As an example, the problem assignment that I just finished involved taking a data set of purchases, some of which had been classified as fraudulent or not fraudulent, and extrapolate from the classified ones to the non-classified ones and see what we could infer.  It’s relatively straightforward, and the data wasn’t as dirty as I feared it would be.  By the time I was finished, I’m more impressed by the amount of work that I left undone than by the work that I had done, and I spent a ton of time on this.

First, I never verified that the data attributes were independent.  This is vitally important to the Naive-Bayes classifier that we were supposed to use, but I just ran out of  time.

My data was not gaussian, it was clear from the graphs.  Most N-B implementations assume that the data is gaussian.  What to do?  I punted, and binned the data instead of treating it as a continuous attribute.

Most egregiously, I didn’t run my classifier on the unclassified data.  I just couldn’t.  It took 3 hours to run on the classified data, which was only 4% of the overall data.  Clearly my program needed to be optimized further.

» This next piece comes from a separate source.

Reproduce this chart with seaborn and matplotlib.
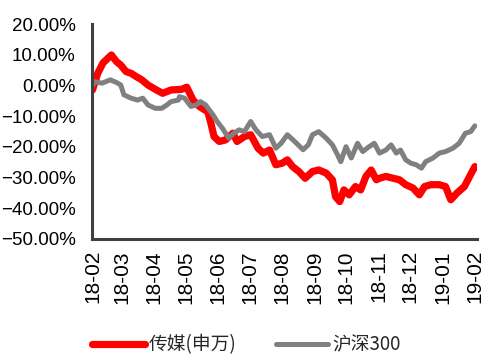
import matplotlib
matplotlib.use("Agg")
import matplotlib.pyplot as plt
import matplotlib.dates as mdates
from matplotlib.ticker import PercentFormatter, MultipleLocator
import pandas as pd
import seaborn as sns

# Cumulative return (%) of the media sector index (SW) and CSI 300
media_dates = [
    "2018-02-01", "2018-02-06", "2018-02-11", "2018-02-19", "2018-02-24", "2018-02-28",
    "2018-03-05", "2018-03-10", "2018-03-15", "2018-03-20", "2018-03-26", "2018-04-03",
    "2018-04-09", "2018-04-17", "2018-04-27", "2018-05-02", "2018-05-08", "2018-05-14",
    "2018-05-22", "2018-05-25", "2018-05-28", "2018-06-02", "2018-06-08", "2018-06-15",
    "2018-06-19", "2018-06-26", "2018-07-02", "2018-07-09", "2018-07-14", "2018-07-20",
    "2018-07-26", "2018-08-01", "2018-08-06", "2018-08-11", "2018-08-17", "2018-08-23",
    "2018-08-30", "2018-09-05", "2018-09-12", "2018-09-18", "2018-09-21", "2018-09-25",
    "2018-09-29", "2018-10-04", "2018-10-10", "2018-10-15", "2018-10-20", "2018-10-25",
    "2018-10-30", "2018-11-02", "2018-11-08", "2018-11-15", "2018-11-21", "2018-11-27",
    "2018-12-04", "2018-12-10", "2018-12-15", "2018-12-21", "2018-12-29", "2019-01-04",
    "2019-01-09", "2019-01-15", "2019-01-22", "2019-01-27", "2019-02-01",
]
media_values = [
    -1.4, 4.0, 7.4, 10.0, 7.8, 6.7,
    4.6, 4.0, 2.9, 1.9, 0.2, -1.4,
    -2.5, -1.4, -1.2, -0.5, -4.7, -6.8,
    -8.5, -12.2, -16.6, -18.2, -17.7, -15.5,
    -18.2, -16.6, -16.0, -20.4, -22.0, -21.0,
    -25.8, -25.3, -24.2, -26.4, -28.0, -30.2,
    -28.0, -27.5, -28.5, -30.7, -36.2, -37.8,
    -34.0, -35.6, -32.9, -34.0, -29.6, -27.5,
    -30.7, -30.2, -29.6, -30.2, -30.7, -32.3,
    -33.4, -35.6, -32.9, -32.3, -32.3, -32.9,
    -37.2, -35.0, -32.9, -29.6, -26.4,
]

csi_dates = [
    "2018-02-01", "2018-02-03", "2018-02-10", "2018-02-18", "2018-02-24", "2018-02-28",
    "2018-03-03", "2018-03-10", "2018-03-16", "2018-03-21", "2018-03-26", "2018-04-02",
    "2018-04-08", "2018-04-13", "2018-04-17", "2018-04-24", "2018-04-25", "2018-04-30",
    "2018-05-06", "2018-05-11", "2018-05-15", "2018-05-20", "2018-05-27", "2018-05-31",
    "2018-06-05", "2018-06-11", "2018-06-16", "2018-06-21", "2018-06-26", "2018-07-02",
    "2018-07-07", "2018-07-13", "2018-07-20", "2018-07-26", "2018-07-31", "2018-08-06",
    "2018-08-13", "2018-08-21", "2018-08-26", "2018-08-30", "2018-09-05", "2018-09-12",
    "2018-09-18", "2018-09-23", "2018-09-26", "2018-10-01", "2018-10-06", "2018-10-12",
    "2018-10-17", "2018-10-23", "2018-10-28", "2018-11-02", "2018-11-08", "2018-11-13",
    "2018-11-18", "2018-11-22", "2018-11-27", "2018-12-02", "2018-12-07", "2018-12-12",
    "2018-12-16", "2018-12-23", "2018-12-29", "2019-01-04", "2019-01-11", "2019-01-17",
    "2019-01-23", "2019-01-28", "2019-02-01",
]
csi_values = [
    0.0, 1.3, 0.8, 1.9, 1.0, 0.2,
    -3.0, -4.1, -4.7, -4.1, -6.3, -7.4,
    -7.4, -6.3, -5.2, -4.7, -3.6, -4.1,
    -6.8, -6.3, -5.2, -6.3, -9.5, -11.7,
    -13.9, -17.1, -15.5, -14.4, -15.0, -11.7,
    -14.4, -16.6, -16.0, -20.4, -18.8, -16.0,
    -18.2, -20.9, -19.3, -16.0, -15.0, -17.1,
    -19.3, -22.6, -24.8, -19.9, -23.6, -18.8,
    -21.5, -19.9, -18.8, -22.0, -21.0, -19.3,
    -22.0, -21.0, -24.2, -25.3, -25.8, -26.9,
    -24.8, -23.6, -22.0, -21.5, -20.4, -18.8,
    -15.5, -15.0, -13.1,
]

series_names = ["传媒(申万)", "沪深300"]
series_colors = ["#FF0000", "#808080"]
series_widths = [5.2, 3.6]

month_ticks = pd.date_range("2018-02-01", "2019-02-01", freq="MS")

sns.set_style("white")
plt.rcParams["font.family"] = ["Liberation Sans", "Noto Sans CJK SC", "DejaVu Sans"]

fig = plt.figure(figsize=(4.83, 3.55), dpi=100)
ax = fig.add_axes([0.1915, 0.3268, 0.796, 0.6047])

frames = [
    pd.DataFrame({"date": pd.to_datetime(media_dates), "value": media_values, "series": series_names[0]}),
    pd.DataFrame({"date": pd.to_datetime(csi_dates), "value": csi_values, "series": series_names[1]}),
]
for df, color, lw in zip(frames, series_colors, series_widths):
    sns.lineplot(data=df, x="date", y="value", color=color, linewidth=lw,
                 label=df["series"].iloc[0], ax=ax, solid_joinstyle="round",
                 solid_capstyle="round")

ax.set_xlim(pd.Timestamp("2018-02-01"), pd.Timestamp("2019-02-03"))
ax.set_ylim(-50, 20)
ax.yaxis.set_major_locator(MultipleLocator(10))
ax.yaxis.set_major_formatter(PercentFormatter(decimals=2))
ax.set_xticks(month_ticks)
ax.xaxis.set_major_formatter(mdates.DateFormatter("%y-%m"))
ax.set_xlabel("")
ax.set_ylabel("")

spine_color = "#404040"
for side in ["top", "right"]:
    ax.spines[side].set_visible(False)
for side in ["left", "bottom"]:
    ax.spines[side].set_color(spine_color)
    ax.spines[side].set_linewidth(2.2)

ax.tick_params(axis="both", which="major", direction="out", length=3,
               width=2.2, color=spine_color, labelcolor="black")
ax.tick_params(axis="y", pad=9, labelsize=13.5)
ax.tick_params(axis="x", pad=5, labelsize=15, labelrotation=90)

ax.legend(loc="lower left", bbox_to_anchor=(-0.02, -0.578), ncol=2, frameon=False,
          prop={"family": ["Noto Sans CJK SC", "DejaVu Sans"], "size": 13.5},
          handlelength=2.8, handletextpad=0.2, columnspacing=2.1, borderaxespad=0)

fig.savefig("out.png", dpi=100, facecolor="white")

To challenge myself, I tossed my nice, fast K-means implementation in C and decided to do the full assignment in R with MySQL as a backend, challenging myself with something that I hadn’t done before.  I learned a lot, but damn, it took a long time.  I just don’t like programming in R.  It doesn’t feel intuitive, and it doesn’t feel robust.  At one point, I crashed the R runtime engine.  I have no idea what happened, I suspect I just blew out the memory somehow.  Restarting my program from the fold that it was calculating was fine, and it kept on going without any further crashes.

I started the assignment with grandiose ideas on all the different algorithms that I would try.  I ended up barely getting my required implementations done.  I did try on a few different cleaned data sets, but that was about it.

I loved it.  It’s too bad that it’s the only Data Mining class offered here, I’m going to have to do some more on my own afterwards.  It is clear based on the readings that DM and Machine Learning are central to research, I’ll need to learn this better.